## Start Data rows

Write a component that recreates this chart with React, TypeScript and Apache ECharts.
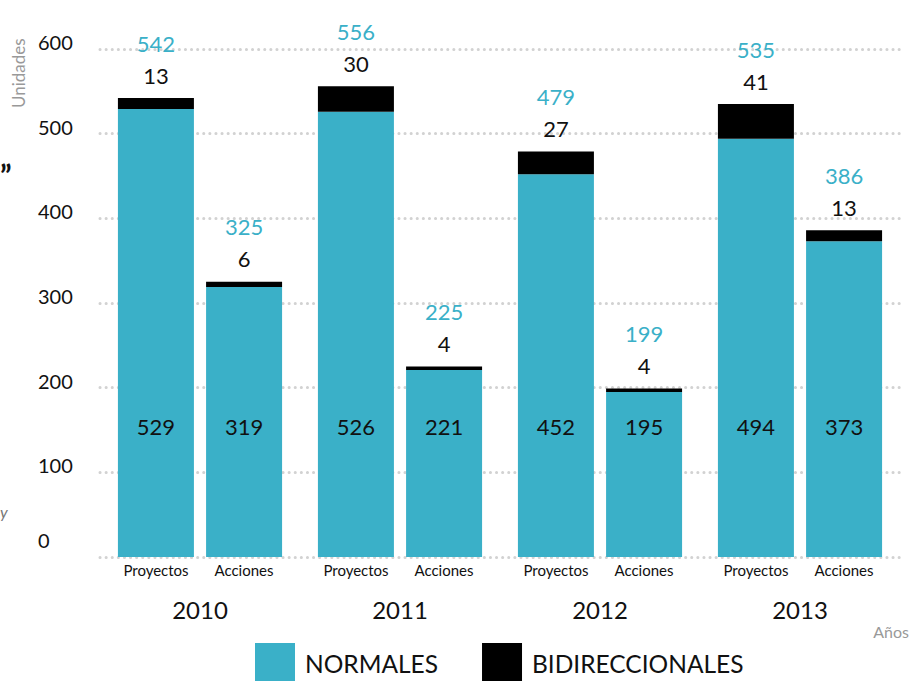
import React, { useEffect, useRef } from "react";
import * as echarts from "echarts";

const years = ["2010", "2011", "2012", "2013"];
const subCategories = ["Proyectos", "Acciones"];
const proyectosNormales = [529, 526, 452, 494];
const proyectosBidireccionales = [13, 30, 27, 41];
const accionesNormales = [319, 221, 195, 373];
const accionesBidireccionales = [6, 4, 4, 13];
const yTicks = [0, 100, 200, 300, 400, 500, 600];

const TEAL = "#3AB0C8";
const FONT = "Lato, 'Noto Sans', sans-serif";

export default function App() {
  const ref = useRef<HTMLDivElement>(null);
  useEffect(() => {
    if (!ref.current) return;
    const chart = echarts.init(ref.current, undefined, { renderer: "svg" });
    const normalLabel = {
      show: true,
      position: ["50%", "100%"],
      offset: [0, -131],
      align: "center",
      verticalAlign: "middle",
      fontSize: 22,
      color: "#111",
      fontFamily: FONT,
    };
    const bidirLabel = (normals: number[], bidir: number[]) => ({
      show: true,
      position: "top",
      distance: 7,
      fontFamily: FONT,
      formatter: (p: any) =>
        `{t|${normals[p.dataIndex] + bidir[p.dataIndex]}}\n{b|${bidir[p.dataIndex]}}`,
      rich: {
        t: { fontSize: 22, color: TEAL, lineHeight: 32, fontFamily: FONT },
        b: { fontSize: 22, color: "#111", lineHeight: 32, fontFamily: FONT },
      },
    });
    chart.setOption({
      animation: false,
      textStyle: { fontFamily: FONT },
      grid: { left: 100, right: 23, top: 49, bottom: 124, containLabel: false },
      legend: {
        data: ["NORMALES", "BIDIRECCIONALES"],
        left: 250,
        top: 638,
        itemWidth: 40,
        itemHeight: 40,
        itemGap: 44,
        icon: "rect",
        textStyle: { fontSize: 24.5, color: "#111", fontFamily: FONT, padding: [0, 0, 0, 5] },
      },
      xAxis: {
        type: "category",
        data: years,
        axisLine: { show: false },
        axisTick: { show: false },
        axisLabel: {
          margin: 1,
          interval: 0,
          formatter: (v: string) =>
            `{p|${subCategories[0]}}{a|${subCategories[1]}}\n{y|${v}}`,
          rich: {
            p: { width: 88, align: "center", fontSize: 15, lineHeight: 24, color: "#111", fontFamily: FONT },
            a: { width: 88, align: "center", fontSize: 15, lineHeight: 24, color: "#111", fontFamily: FONT },
            y: { fontSize: 24, lineHeight: 54, color: "#111", fontFamily: FONT },
          },
        },
      },
      yAxis: {
        type: "value",
        min: yTicks[0],
        max: yTicks[yTicks.length - 1],
        interval: 100,
        axisLine: { show: false },
        axisTick: { show: false },
        axisLabel: {
          align: "left",
          margin: 62,
          color: "#111",
          fontFamily: FONT,
          verticalAlign: "middle",
          formatter: (v: number) => (v === 0 ? `{z|${v}}` : `{n|${v}}`),
          rich: {
            n: { fontSize: 20, color: "#111", fontFamily: FONT, padding: [0, 0, 14, 0] },
            z: { fontSize: 20, color: "#111", fontFamily: FONT, padding: [0, 0, 34, 0] },
          },
        },
        splitLine: {
          lineStyle: { color: "#d2d2d2", width: 3, type: [0.1, 6], cap: "round" },
        },
      },
      series: [
        {
          name: "NORMALES",
          type: "bar",
          stack: "P",
          data: proyectosNormales,
          barWidth: 76,
          barGap: "16%",
          itemStyle: { color: TEAL },
          label: normalLabel,
        },
        {
          name: "BIDIRECCIONALES",
          type: "bar",
          stack: "P",
          data: proyectosBidireccionales,
          barWidth: 76,
          barGap: "16%",
          itemStyle: { color: "#000" },
          label: bidirLabel(proyectosNormales, proyectosBidireccionales),
        },
        {
          name: "NORMALES",
          type: "bar",
          stack: "A",
          data: accionesNormales,
          barWidth: 76,
          barGap: "16%",
          itemStyle: { color: TEAL },
          label: normalLabel,
        },
        {
          name: "BIDIRECCIONALES",
          type: "bar",
          stack: "A",
          data: accionesBidireccionales,
          barWidth: 76,
          barGap: "16%",
          itemStyle: { color: "#000" },
          label: bidirLabel(accionesNormales, accionesBidireccionales),
        },
      ],
      graphic: [
        {
          type: "text",
          x: 27,
          y: 108,
          rotation: Math.PI / 2,
          style: {
            text: "Unidades",
            fontSize: 17,
            fill: "#999",
            fontFamily: FONT,
            align: "left",
            verticalAlign: "bottom",
          },
        },
        {
          type: "text",
          right: 14,
          top: 623,
          style: { text: "Años", fontSize: 16, fill: "#999", fontFamily: FONT },
        },
        {
          type: "text",
          left: 0,
          top: 160,
          style: { text: "”", fontSize: 30, fontWeight: "bold", fill: "#111", fontFamily: FONT },
        },
        {
          type: "text",
          left: 0,
          top: 503,
          style: { text: "y", fontSize: 16, fontStyle: "italic", fill: "#777", fontFamily: FONT },
        },
      ],
    });
    return () => chart.dispose();
  }, []);
  return (
    <div
      ref={ref}
      style={{ position: "fixed", left: 0, top: 0, width: 923, height: 681, background: "#fff" }}
    />
  );
}
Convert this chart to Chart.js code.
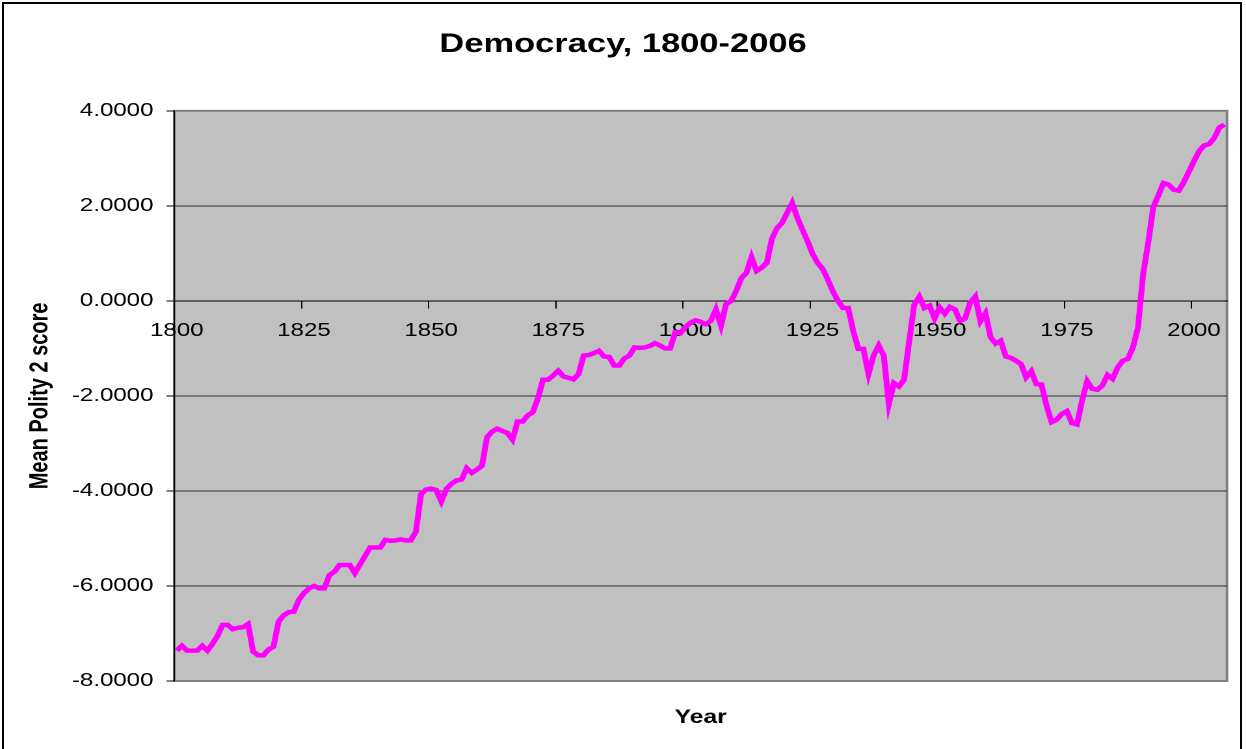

## End Data rows

• Objective: Transcribe the entries from their first line to the line that holds "import * as", both included, and skip every picture.

• Result for this task:
Write a component that recreates this chart with React, TypeScript and Apache ECharts.
import React, { useEffect, useRef } from "react";
import * as echarts from "echarts";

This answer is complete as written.